> What to work on:
Among the entries that follow, locate the line with "Convert this chart to matplotlib code." and the line with "12000, 14000, 16000]". Output those lines and all lines in between, exactly, minus the pictures.

> Recorded data:

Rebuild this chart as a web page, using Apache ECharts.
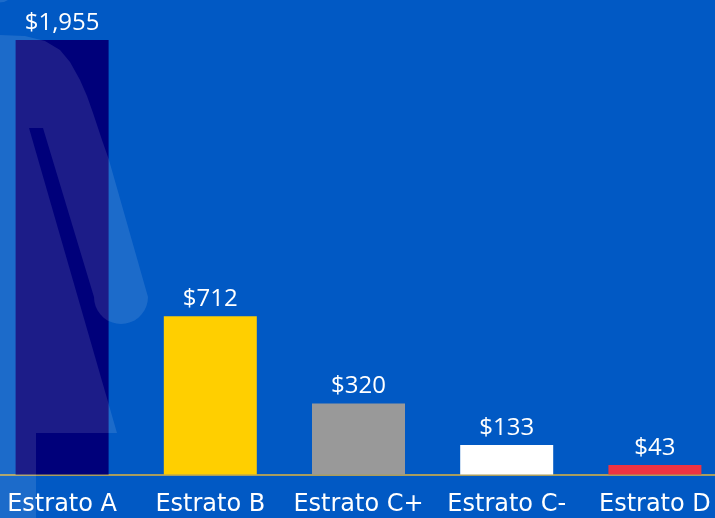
<!DOCTYPE html>
<html>
<head>
<meta charset="utf-8">
<script src="https://cdn.jsdelivr.net/npm/echarts@6/dist/echarts.min.js"></script>
<style>
html,body{margin:0;padding:0;background:#0159c4;overflow:hidden;width:715px;height:518px;}
#c{position:absolute;left:-12px;top:0;width:741px;height:518px;}
</style>
</head>
<body>
<div id="c"></div>
<script>
const categories = ['Estrato A', 'Estrato B', 'Estrato C+', 'Estrato C-', 'Estrato D'];
const values = [1955, 712, 320, 133, 43];
const barColors = ['#00007a', '#ffcf00', '#999999', '#ffffff', '#ee3342'];

// decorative watermark shape (background logo), page coordinates
function watermark() {
  const pts = [[-15,35],[0,35],[25,36],[45,41],[60,50],[70,62],[80,80],[87,96],[93,113],[102,140],[109,160],[148,297]];
  for (let i = 1; i < 18; i++) {
    const t = Math.PI * i / 18;
    pts.push([121 + 27 * Math.cos(t), 297 + 27 * Math.sin(t)]);
  }
  pts.push([94,297],[43,128],[29,128],[117,433],[36,433],[36,518],[-15,518]);
  return pts;
}

const chart = echarts.init(document.getElementById('c'));
chart.setOption({
  backgroundColor: '#0159c4',
  animation: false,
  grid: { left: 0, right: 0, top: 40, bottom: 43.5, containLabel: false },
  xAxis: {
    type: 'category',
    data: categories,
    axisLine: { show: true, lineStyle: { color: '#a89d5e', width: 2 } },
    axisTick: { show: false },
    axisLabel: { interval: 0, color: '#ffffff', fontFamily: 'DejaVu Sans', fontSize: 24, margin: 18 }
  },
  yAxis: {
    type: 'value', min: 0, max: 1955,
    show: false, splitLine: { show: false }
  },
  series: [{
    type: 'bar',
    barWidth: 93,
    data: values.map((v, i) => ({ value: v, itemStyle: { color: barColors[i] } })),
    label: {
      show: true, position: 'top', distance: 5,
      color: '#ffffff', fontFamily: 'Open Sans', fontSize: 24,
      formatter: p => '$' + p.value.toLocaleString('en-US')
    }
  }],
  graphic: [{
    type: 'group', x: 12, y: 0, z: 100, silent: true,
    children: [
      { type: 'polygon', z: 100, shape: { points: watermark() }, style: { fill: 'rgba(255,255,255,0.11)' } },
      { type: 'polygon', z: 100, shape: { points: [[-15,0],[8,0],[4,2],[-15,4]] }, style: { fill: 'rgba(255,255,255,0.11)' } }
    ]
  }]
});
</script>
</body>
</html>
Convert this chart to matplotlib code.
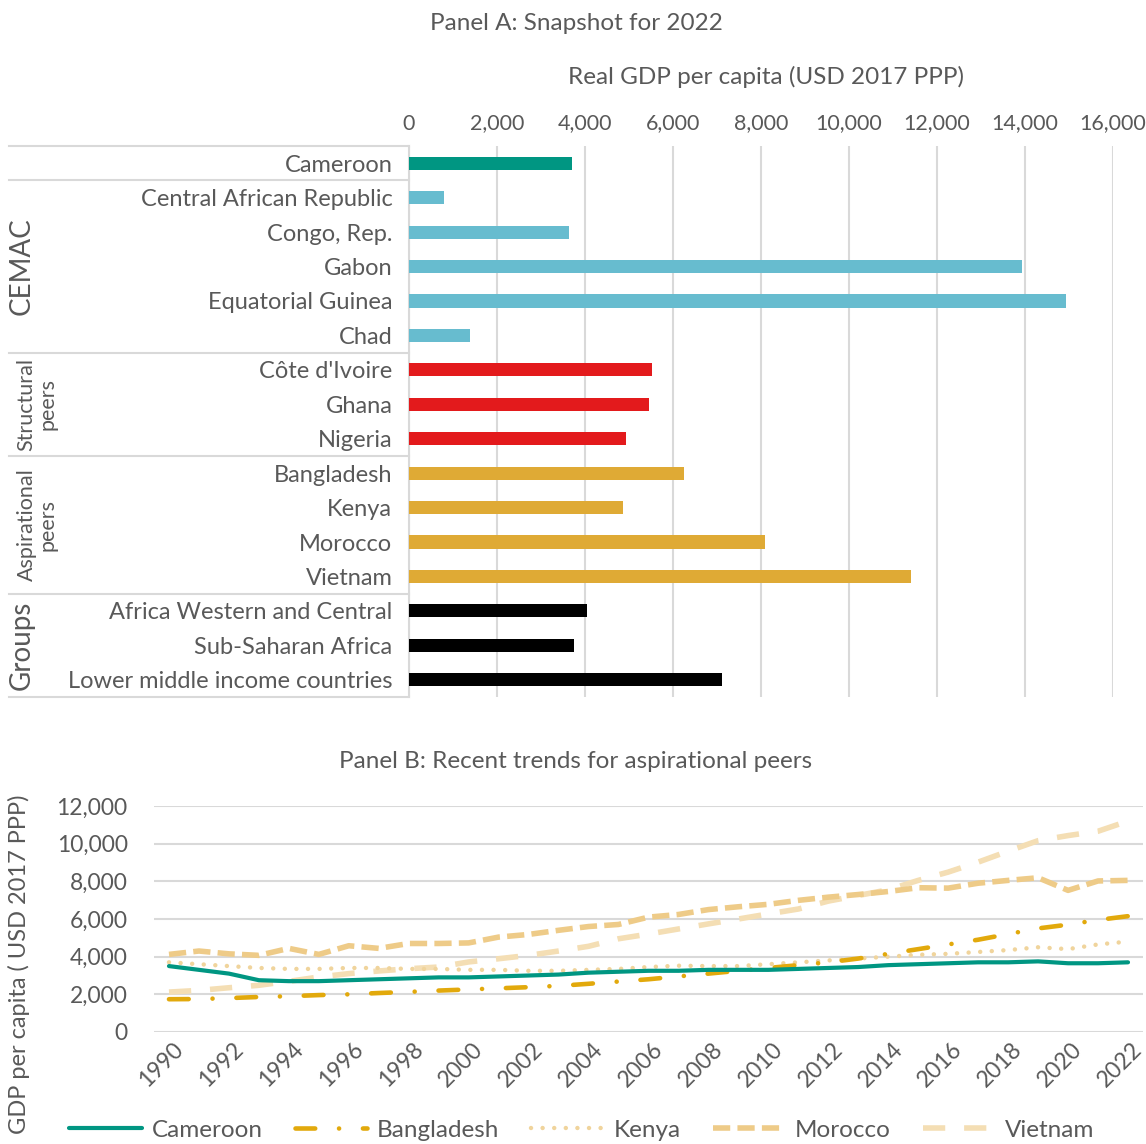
import matplotlib
matplotlib.use('Agg')
import matplotlib.pyplot as plt
import matplotlib.transforms as mtransforms
from matplotlib.lines import Line2D
import numpy as np

plt.rcParams['font.family'] = ['Lato', 'DejaVu Sans']

# ---------------- Data ----------------
countries = ['Cameroon', 'Central African Republic', 'Congo, Rep.', 'Gabon',
             'Equatorial Guinea', 'Chad', "Côte d'Ivoire", 'Ghana', 'Nigeria',
             'Bangladesh', 'Kenya', 'Morocco', 'Vietnam',
             'Africa Western and Central', 'Sub-Saharan Africa',
             'Lower middle income countries']
gdp_2022 = [3710, 790, 3640, 13940, 14930, 1390, 5530, 5460, 4940,
            6260, 4870, 8080, 11400, 4050, 3760, 7120]
country_group = ['Cameroon', 'CEMAC', 'CEMAC', 'CEMAC', 'CEMAC', 'CEMAC',
                 'Structural', 'Structural', 'Structural',
                 'Aspirational', 'Aspirational', 'Aspirational', 'Aspirational',
                 'Groups', 'Groups', 'Groups']
group_labels = ['CEMAC', 'Structural\npeers', 'Aspirational\npeers', 'Groups']
x_ticks_a = [0, 2000, 4000, 6000, 8000, 10000, 12000, 14000, 16000]

years = list(range(1990, 2023))
cameroon = [3500, 3300, 3100, 2750, 2700, 2700, 2750, 2800, 2850, 2900, 2900,
            2950, 3000, 3050, 3150, 3200, 3250, 3250, 3300, 3300, 3300, 3350,
            3400, 3450, 3550, 3600, 3650, 3700, 3700, 3750, 3650, 3650, 3700]
bangladesh = [1740, 1750, 1800, 1860, 1900, 1960, 2000, 2070, 2130, 2200, 2260,
              2320, 2380, 2450, 2560, 2680, 2800, 2950, 3100, 3250, 3400, 3550,
              3700, 3900, 4150, 4400, 4650, 4900, 5200, 5500, 5700, 5950, 6150]
kenya = [3700, 3600, 3500, 3400, 3350, 3350, 3400, 3400, 3350, 3350, 3300,
         3300, 3250, 3250, 3300, 3350, 3450, 3520, 3500, 3500, 3600, 3700,
         3800, 3900, 4000, 4100, 4150, 4250, 4350, 4500, 4400, 4650, 4800]
morocco = [4120, 4300, 4150, 4070, 4440, 4120, 4580, 4440, 4700, 4700, 4730,
           5040, 5180, 5400, 5600, 5710, 6100, 6240, 6500, 6650, 6780, 6990,
           7160, 7300, 7460, 7660, 7640, 7900, 8050, 8190, 7520, 8020, 8050]
vietnam = [2120, 2210, 2350, 2480, 2690, 2920, 3100, 3240, 3360, 3450, 3720,
           3890, 4070, 4300, 4550, 4950, 5200, 5470, 5740, 6000, 6270, 6530,
           6950, 7250, 7550, 8050, 8490, 9020, 9600, 10160, 10430, 10660, 11200]
y_ticks_b = [0, 2000, 4000, 6000, 8000, 10000, 12000]

# ---------------- Styles ----------------
GRAY = '#595959'
GRID = '#d9d9d9'
FS = 17
group_color = {'Cameroon': '#009682', 'CEMAC': '#67bccf', 'Structural': '#e31a1c',
               'Aspirational': '#dfaa35', 'Groups': '#000000'}

W, H = 1146, 1144
fig = plt.figure(figsize=(W / 100, H / 100), dpi=100)


def px_axes(l, t, r, b):
    return fig.add_axes([l / W, 1 - b / H, (r - l) / W, (b - t) / H])


# ---------------- Panel A ----------------
axA = px_axes(409, 146, 1113, 697)
ypos = np.arange(len(countries))
axA.barh(ypos, gdp_2022, height=0.38,
         color=[group_color[g] for g in country_group], zorder=3)
axA.set_ylim(len(countries) - 0.5, -0.5)
axA.set_xlim(0, 16000)
axA.xaxis.tick_top()
axA.set_xticks(x_ticks_a)
axA.set_xticklabels([f'{v:,}' for v in x_ticks_a])
axA.tick_params(axis='x', length=0, pad=9, labelsize=15.5, labelcolor=GRAY)
axA.set_yticks(ypos)
axA.set_yticklabels(countries)
axA.tick_params(axis='y', length=0, pad=12, labelsize=FS, labelcolor=GRAY)
axA.grid(axis='x', color=GRID, lw=1.5, zorder=0)
axA.set_axisbelow(True)
for s in ['top', 'right', 'bottom']:
    axA.spines[s].set_visible(False)
axA.spines['left'].set_color(GRID)
axA.spines['left'].set_linewidth(1.5)

trA = mtransforms.blended_transform_factory(fig.transFigure, axA.transData)
for yb in [-0.5, 0.5, 5.5, 8.5, 12.5, 15.5]:
    axA.add_line(Line2D([9 / W, 409 / W], [yb, yb], transform=trA,
                        color=GRID, lw=1.5, clip_on=False))
group_spans = [(1, 5), (6, 8), (9, 12), (13, 15)]
group_x = [22, 37, 37, 22]
group_fs = [20, 15.5, 15.5, 20]
for lab, (a, b), gx, gfs in zip(group_labels, group_spans, group_x, group_fs):
    axA.text(gx / W, (a + b) / 2, lab, transform=trA, rotation=90,
             ha='center', va='center', fontsize=gfs, color=GRAY,
             linespacing=1.05, multialignment='center')

fig.text(576 / W, 1 - 24 / H, 'Panel A: Snapshot for 2022', ha='center',
         va='center', fontsize=17.5, color=GRAY)
fig.text(766 / W, 1 - 77 / H, 'Real GDP per capita (USD 2017 PPP)',
         ha='center', va='center', fontsize=17.5, color=GRAY)

# ---------------- Panel B ----------------
axB = px_axes(154, 806, 1143, 1032)
xb = np.arange(len(years))
l_cam, = axB.plot(xb, cameroon, color='#009682', lw=3.0,
                  solid_capstyle='round', label='Cameroon', zorder=5)
l_ban, = axB.plot(xb, bangladesh, color='#e2a90c', lw=3.3,
                  linestyle=(0, (4.3, 5.2, 0.01, 5.2)), dash_capstyle='round',
                  label='Bangladesh', zorder=4)
l_ken, = axB.plot(xb, kenya, color='#f0d49c', lw=3.2,
                  linestyle=(0, (0.01, 2.6)), dash_capstyle='round',
                  label='Kenya', zorder=3)
l_mor, = axB.plot(xb, morocco, color='#eecb88', lw=4.0,
                  linestyle=(0, (3.1, 1.3)), dash_capstyle='butt',
                  label='Morocco', zorder=2)
l_vie, = axB.plot(xb, vietnam, color='#f4deb4', lw=4.0,
                  linestyle=(0, (4.0, 3.4)), dash_capstyle='butt',
                  label='Vietnam', zorder=1)
axB.set_xlim(-0.5, len(years) - 0.5)
axB.set_ylim(0, 12000)
axB.set_yticks(y_ticks_b)
axB.set_yticklabels([f'{v:,}' for v in y_ticks_b])
axB.tick_params(axis='y', length=0, pad=19, labelsize=16.5, labelcolor=GRAY)
axB.set_xticks(xb[::2])
axB.set_xticklabels([str(y) for y in years[::2]], rotation=45,
                    ha='right', va='center', rotation_mode='anchor')
axB.tick_params(axis='x', length=0, pad=10, labelsize=16.5, labelcolor=GRAY)
offset = mtransforms.ScaledTranslation(11 / 100, 0, fig.dpi_scale_trans)
for lab in axB.get_xticklabels():
    lab.set_transform(lab.get_transform() + offset)
axB.grid(axis='y', color=GRID, lw=1.5, zorder=0)
axB.set_axisbelow(True)
for s in axB.spines.values():
    s.set_visible(False)

fig.text(19 / W, 1 - 964 / H, 'GDP per capita ( USD 2017 PPP)', rotation=90,
         ha='center', va='center', fontsize=17, color=GRAY)
fig.text(576 / W, 1 - 762 / H, 'Panel B: Recent trends for aspirational peers',
         ha='center', va='center', fontsize=17.5, color=GRAY)

leg = fig.legend(handles=[l_cam, l_ban, l_ken, l_mor, l_vie],
                 loc='center', bbox_to_anchor=(582 / W, 1 - 1130 / H),
                 ncol=5, frameon=False, fontsize=17.5, handlelength=3.0,
                 handletextpad=0.4, columnspacing=1.3, borderaxespad=0,
                 borderpad=0)
for t in leg.get_texts():
    t.set_color(GRAY)

fig.savefig('out.png', dpi=100)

> Solution for this task:
Convert this chart to matplotlib code.
import matplotlib
matplotlib.use('Agg')
import matplotlib.pyplot as plt
import matplotlib.transforms as mtransforms
from matplotlib.lines import Line2D
import numpy as np

plt.rcParams['font.family'] = ['Lato', 'DejaVu Sans']

# ---------------- Data ----------------
countries = ['Cameroon', 'Central African Republic', 'Congo, Rep.', 'Gabon',
             'Equatorial Guinea', 'Chad', "Côte d'Ivoire", 'Ghana', 'Nigeria',
             'Bangladesh', 'Kenya', 'Morocco', 'Vietnam',
             'Africa Western and Central', 'Sub-Saharan Africa',
             'Lower middle income countries']
gdp_2022 = [3710, 790, 3640, 13940, 14930, 1390, 5530, 5460, 4940,
            6260, 4870, 8080, 11400, 4050, 3760, 7120]
country_group = ['Cameroon', 'CEMAC', 'CEMAC', 'CEMAC', 'CEMAC', 'CEMAC',
                 'Structural', 'Structural', 'Structural',
                 'Aspirational', 'Aspirational', 'Aspirational', 'Aspirational',
                 'Groups', 'Groups', 'Groups']
group_labels = ['CEMAC', 'Structural\npeers', 'Aspirational\npeers', 'Groups']
x_ticks_a = [0, 2000, 4000, 6000, 8000, 10000, 12000, 14000, 16000]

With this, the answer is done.